#### Short problem
Without including any images, repeat the data exactly.

============================================================

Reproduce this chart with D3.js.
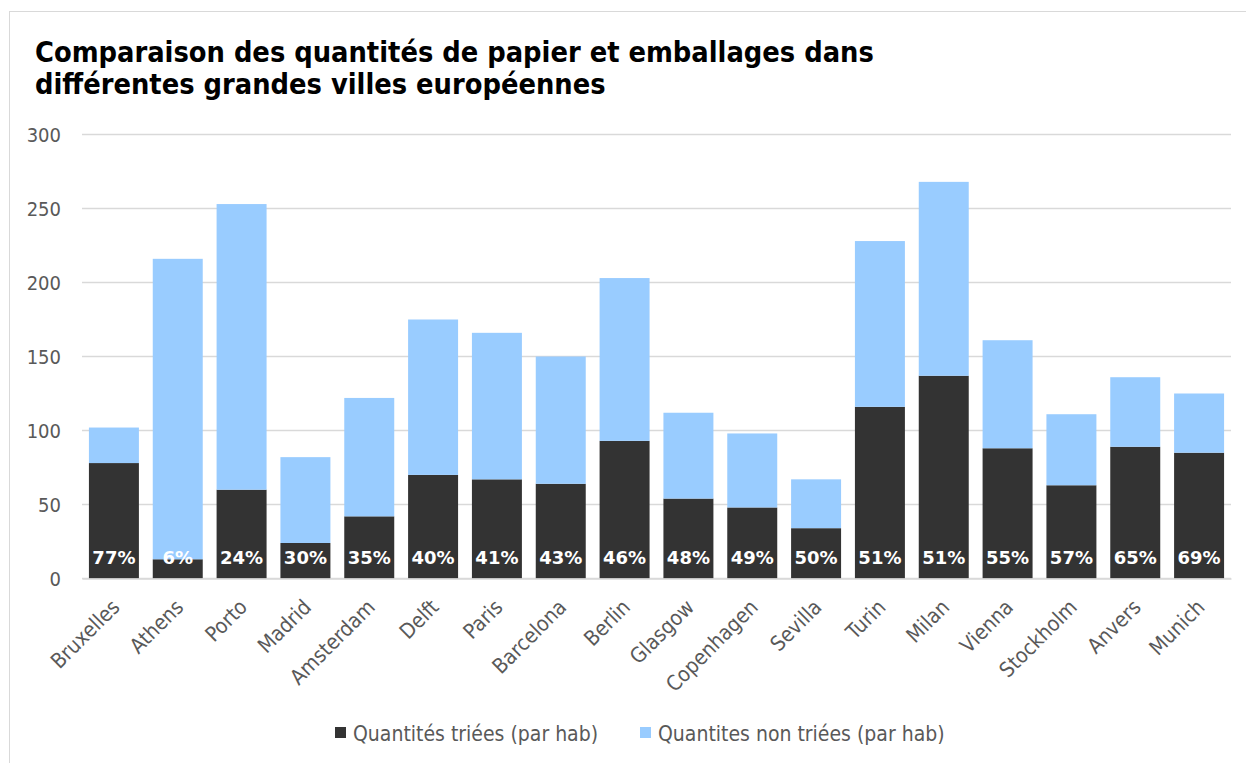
<!DOCTYPE html>
<html>
<head>
<meta charset="utf-8">
<script src="https://cdn.jsdelivr.net/npm/d3@7"></script>
<style>
  html, body { margin: 0; padding: 0; background: #fff; }
  svg { display: block; }
</style>
</head>
<body>
<svg id="chart" width="1246" height="763"></svg>
<script>
const categories = ["Bruxelles","Athens","Porto","Madrid","Amsterdam","Delft","Paris","Barcelona","Berlin","Glasgow","Copenhagen","Sevilla","Turin","Milan","Vienna","Stockholm","Anvers","Munich"];
const sortedValues = [78, 13, 60, 24, 42, 70, 67, 64, 93, 54, 48, 34, 116, 137, 88, 63, 89, 85];
const unsortedValues = [24, 203, 193, 58, 80, 105, 99, 86, 110, 58, 50, 33, 112, 131, 73, 48, 47, 40];
const percentLabels = ["77%","6%","24%","30%","35%","40%","41%","43%","46%","48%","49%","50%","51%","51%","55%","57%","65%","69%"];
const yTicks = [0, 50, 100, 150, 200, 250, 300];
const seriesNames = ["Quantités triées (par hab)", "Quantites non triées (par hab)"];
const titleLines = ["Comparaison des quantités de papier et emballages dans", "différentes grandes villes européennes"];

const colors = ["#333333", "#99ccff"];
const svg = d3.select("#chart");

// chart border
svg.append("rect").attr("x", 9.5).attr("y", 11.5).attr("width", 1250).attr("height", 770)
  .attr("fill", "none").attr("stroke", "#d9d9d9").attr("stroke-width", 1);

// title
const title = svg.append("text").attr("x", 35).attr("y", 62)
  .attr("font-family", "'DejaVu Sans Condensed', 'DejaVu Sans', sans-serif").attr("font-weight", "bold")
  .attr("font-size", 28.7).attr("fill", "#000");
titleLines.forEach((t, i) => {
  title.append("tspan").attr("x", 35).attr("y", 62 + i * 32).text(t);
});

const x = d3.scaleBand().domain(categories).range([82, 1231]).paddingInner(0.217).paddingOuter(0.1085);
const y = d3.scaleLinear().domain([0, 300]).range([578.5, 134.5]);

// gridlines
svg.append("g").selectAll("line").data(yTicks).join("line")
  .attr("x1", 82).attr("x2", 1231)
  .attr("y1", d => y(d)).attr("y2", d => y(d))
  .attr("stroke", "#d9d9d9").attr("stroke-width", 1.5);

// y axis
const yAxis = d3.axisLeft(y).tickValues(yTicks).tickSize(0).tickPadding(0);
const gy = svg.append("g").attr("transform", "translate(61,0)").call(yAxis);
gy.select(".domain").remove();
gy.selectAll("text").attr("font-family", "'DejaVu Sans Condensed', 'DejaVu Sans', sans-serif")
  .attr("font-size", 20).attr("fill", "#595959").attr("dy", "0.35em");

const data = categories.map((c, i) => ({c, s: sortedValues[i], u: unsortedValues[i], p: percentLabels[i]}));
const stack = d3.stack().keys(["s", "u"])(data);

svg.append("g").selectAll("g").data(stack).join("g")
  .attr("fill", (d, i) => colors[i])
  .selectAll("rect").data(d => d).join("rect")
  .attr("x", d => x(d.data.c)).attr("width", x.bandwidth())
  .attr("y", d => y(d[1])).attr("height", d => y(d[0]) - y(d[1]));

// percent labels
svg.append("g").selectAll("text").data(data).join("text")
  .attr("x", d => x(d.c) + x.bandwidth() / 2).attr("y", y(0) - 15)
  .attr("text-anchor", "middle").attr("font-family", "'DejaVu Sans', sans-serif")
  .attr("font-weight", "bold").attr("font-size", 18).attr("fill", "#fff")
  .text(d => d.p);

// x axis labels
const xAxis = d3.axisBottom(x).tickSize(0).tickPadding(0);
const gx = svg.append("g").attr("transform", `translate(0,${y(0)})`).call(xAxis);
gx.select(".domain").attr("stroke", "#d9d9d9").attr("stroke-width", 1.5);
gx.selectAll(".tick text")
  .attr("font-family", "'DejaVu Sans Condensed', 'DejaVu Sans', sans-serif")
  .attr("font-size", 21).attr("fill", "#595959")
  .attr("text-anchor", "end").attr("dy", null).attr("y", null)
  .attr("transform", "translate(2,25) rotate(-45)")
  .attr("dominant-baseline", "central");

// legend
const legendX = [335, 640];
const lg = svg.append("g");
seriesNames.forEach((n, i) => {
  lg.append("rect").attr("x", legendX[i]).attr("y", 727).attr("width", 11).attr("height", 11).attr("fill", colors[i]);
  lg.append("text").attr("x", legendX[i] + 18).attr("y", 741)
    .attr("font-family", "'DejaVu Sans Condensed', 'DejaVu Sans', sans-serif")
    .attr("font-size", 21).attr("fill", "#595959").text(n);
});
</script>
</body>
</html>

============================================================

#### Written solution
Reproduce this chart with D3.js.
<!DOCTYPE html>
<html>
<head>
<meta charset="utf-8">
<script src="https://cdn.jsdelivr.net/npm/d3@7"></script>
<style>
  html, body { margin: 0; padding: 0; background: #fff; }
  svg { display: block; }
</style>
</head>
<body>
<svg id="chart" width="1246" height="763"></svg>
<script>
const categories = ["Bruxelles","Athens","Porto","Madrid","Amsterdam","Delft","Paris","Barcelona","Berlin","Glasgow","Copenhagen","Sevilla","Turin","Milan","Vienna","Stockholm","Anvers","Munich"];
const sortedValues = [78, 13, 60, 24, 42, 70, 67, 64, 93, 54, 48, 34, 116, 137, 88, 63, 89, 85];
const unsortedValues = [24, 203, 193, 58, 80, 105, 99, 86, 110, 58, 50, 33, 112, 131, 73, 48, 47, 40];
const percentLabels = ["77%","6%","24%","30%","35%","40%","41%","43%","46%","48%","49%","50%","51%","51%","55%","57%","65%","69%"];
const yTicks = [0, 50, 100, 150, 200, 250, 300];
const seriesNames = ["Quantités triées (par hab)", "Quantites non triées (par hab)"];
const titleLines = ["Comparaison des quantités de papier et emballages dans", "différentes grandes villes européennes"];

const colors = ["#333333", "#99ccff"];
const svg = d3.select("#chart");

// chart border
svg.append("rect").attr("x", 9.5).attr("y", 11.5).attr("width", 1250).attr("height", 770)
  .attr("fill", "none").attr("stroke", "#d9d9d9").attr("stroke-width", 1);

// title
const title = svg.append("text").attr("x", 35).attr("y", 62)
  .attr("font-family", "'DejaVu Sans Condensed', 'DejaVu Sans', sans-serif").attr("font-weight", "bold")
  .attr("font-size", 28.7).attr("fill", "#000");
titleLines.forEach((t, i) => {
  title.append("tspan").attr("x", 35).attr("y", 62 + i * 32).text(t);
});

const x = d3.scaleBand().domain(categories).range([82, 1231]).paddingInner(0.217).paddingOuter(0.1085);
const y = d3.scaleLinear().domain([0, 300]).range([578.5, 134.5]);

// gridlines
svg.append("g").selectAll("line").data(yTicks).join("line")
  .attr("x1", 82).attr("x2", 1231)
  .attr("y1", d => y(d)).attr("y2", d => y(d))
  .attr("stroke", "#d9d9d9").attr("stroke-width", 1.5);

// y axis
const yAxis = d3.axisLeft(y).tickValues(yTicks).tickSize(0).tickPadding(0);
const gy = svg.append("g").attr("transform", "translate(61,0)").call(yAxis);
gy.select(".domain").remove();
gy.selectAll("text").attr("font-family", "'DejaVu Sans Condensed', 'DejaVu Sans', sans-serif")
  .attr("font-size", 20).attr("fill", "#595959").attr("dy", "0.35em");

const data = categories.map((c, i) => ({c, s: sortedValues[i], u: unsortedValues[i], p: percentLabels[i]}));
const stack = d3.stack().keys(["s", "u"])(data);

svg.append("g").selectAll("g").data(stack).join("g")
  .attr("fill", (d, i) => colors[i])
  .selectAll("rect").data(d => d).join("rect")
  .attr("x", d => x(d.data.c)).attr("width", x.bandwidth())
  .attr("y", d => y(d[1])).attr("height", d => y(d[0]) - y(d[1]));

// percent labels
svg.append("g").selectAll("text").data(data).join("text")
  .attr("x", d => x(d.c) + x.bandwidth() / 2).attr("y", y(0) - 15)
  .attr("text-anchor", "middle").attr("font-family", "'DejaVu Sans', sans-serif")
  .attr("font-weight", "bold").attr("font-size", 18).attr("fill", "#fff")
  .text(d => d.p);

// x axis labels
const xAxis = d3.axisBottom(x).tickSize(0).tickPadding(0);
const gx = svg.append("g").attr("transform", `translate(0,${y(0)})`).call(xAxis);
gx.select(".domain").attr("stroke", "#d9d9d9").attr("stroke-width", 1.5);
gx.selectAll(".tick text")
  .attr("font-family", "'DejaVu Sans Condensed', 'DejaVu Sans', sans-serif")
  .attr("font-size", 21).attr("fill", "#595959")
  .attr("text-anchor", "end").attr("dy", null).attr("y", null)
  .attr("transform", "translate(2,25) rotate(-45)")
  .attr("dominant-baseline", "central");

// legend
const legendX = [335, 640];
const lg = svg.append("g");
seriesNames.forEach((n, i) => {
  lg.append("rect").attr("x", legendX[i]).attr("y", 727).attr("width", 11).attr("height", 11).attr("fill", colors[i]);
  lg.append("text").attr("x", legendX[i] + 18).attr("y", 741)
    .attr("font-family", "'DejaVu Sans Condensed', 'DejaVu Sans', sans-serif")
    .attr("font-size", 21).attr("fill", "#595959").text(n);
});
</script>
</body>
</html>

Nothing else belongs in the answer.